Oh, and it is starting to spread – the person on the opposite side of him has started doing it. She doesn’t clear her throat as often, but the pattern has started.

The possibility of physical and mental breakdown is now very real. No sympathy for the Devil, keep that in mind. Buy the ticket, take the ride. --H.S. Thompson

Monday, January 16, 2006

Glayvin

So my neighbor who will remain “Oscar the Grouch”, and not because of his counting ability or witty remarks to small children as he helps them count finally got a citation for leaving trash outside his door. When I first moved into the complex there was no evidence that there was going to be such a problem, but time after time “Oscar” has been leaving trash outside his door for days at a time.
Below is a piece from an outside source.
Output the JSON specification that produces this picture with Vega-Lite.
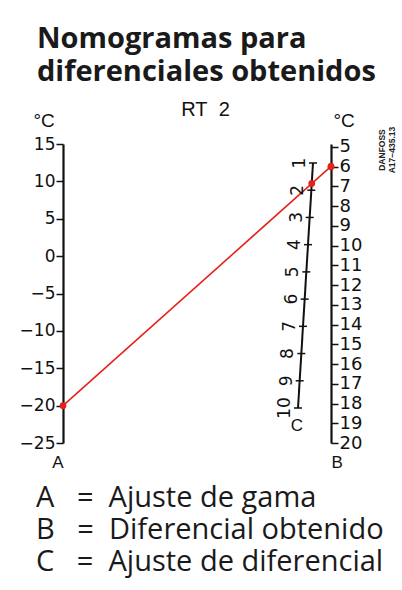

I’m not talking one bag either, up to four bags at a time.

The neighbor adjacent to him down the breezeway takes a hint and starts putting their trash out front early, so I am surrounded by people’s trash. It is nasty to see and to come home to, further more I would shiver at what my friends or guests may think if they ever saw the filth. The punishment for this filth is supposed to be $20 a bag, which I thought would teach this chump a lesson since I have reported him on several occasions.

Unfortunately it seems that the person responsible for handing out these citations knew the people who lived there, so simply reporting them was going to be a losing battle since it would be squashed by the friend in the office. It seems the protection is no longer there and with a little luck the citation he received is for $80, sweet justice at last? We’ll see.

Vocabulary Lesson
What are some of your favorites? Hoyvin-Mayvin, and Car Hole are two way up there; ha!